- Interactive map of Palm Grill

Restaurant information
- Established: 2017
- Head chef: Miguel Cabel Moreno
- Food type: Cuisine of Zamboanga Peninsula, Basilan and Tawi-Tawi
- Rating: Bib Gourmand (Michelin Guide)
- Location: 179 Tomas Morato Avenue, Quezon City, Philippines
- Coordinates: 14°37′45.604″N 121°2′2.21″E﻿ / ﻿14.62933444°N 121.0339472°E
- Other locations: Palenque (Filipino food alley) at Gateway Mall Quezon City

= Palm Grill =

Mindanaoan cuisine restaurant

Palm Grill is a restaurant in Quezon City that serves cuisine originating from the Zambasulta (Zamboanga/Basilan/Sulu/Tawi-tawi) part of the Philippines. Run by Tausug chef Miguel Cabel Moreno, it opened in 2017 and received a Bib Gourmand designation in the inaugural Michelin Guide awards in the Philippines in 2025. In an interview with ABS-CBN, Moreno stated that the award from Michelin is "a win for the Tausug people," adding that he is "big on representation", seeing his restaurant as having the task of showcasing the best of Mindanaoan cuisine.
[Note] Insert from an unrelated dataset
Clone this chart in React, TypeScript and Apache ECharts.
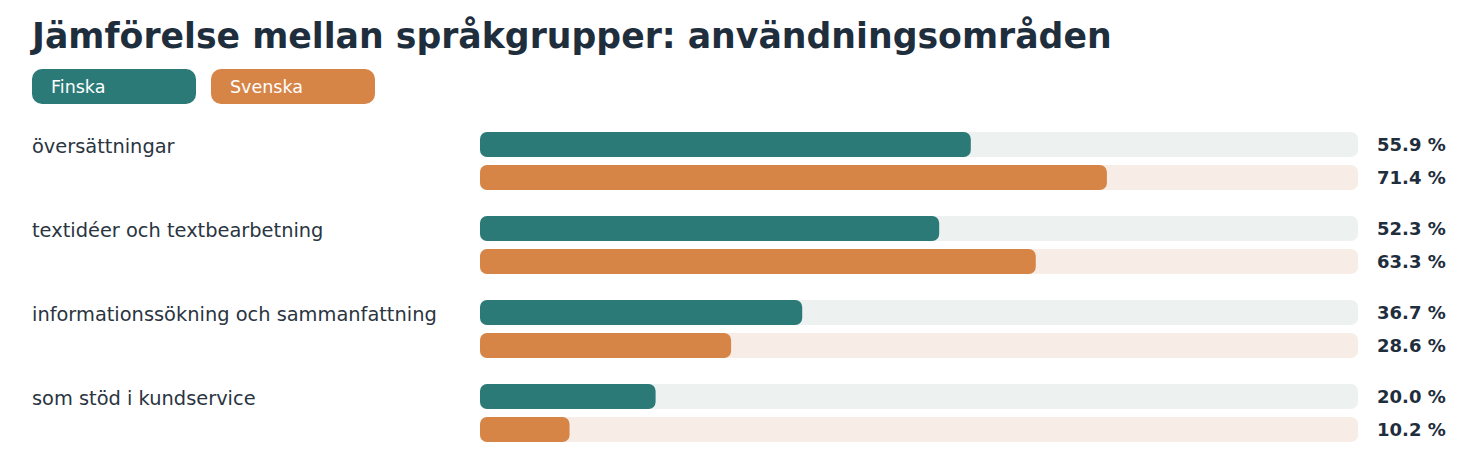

According to Moreno, Palm Grill has a commissary in Zamboanga who produces all the ingredients for the restaurant, the raw source of which come from farmers in the peninsula as well as in Sulu and Tawi-tawi.

== Food ==
The restaurant's tiyula Itum and piyanggang manok have been particularly noted, as well as its dulang (banquet platter). Spot.ph has also praised the restaurant's chicken dishes, some of which are recipes from Moreno's clan.

Dessert at the restaurant feature Moreno's durian ice cream and Palm Grill's version of the lokot-lokot among the choices.

== Branches ==
Palm Grill has no branch, but has put up a stall at Gateway Mall Quezon City's Palenque, which is a Filipino food-themed alley curated by chef Claude Tayag.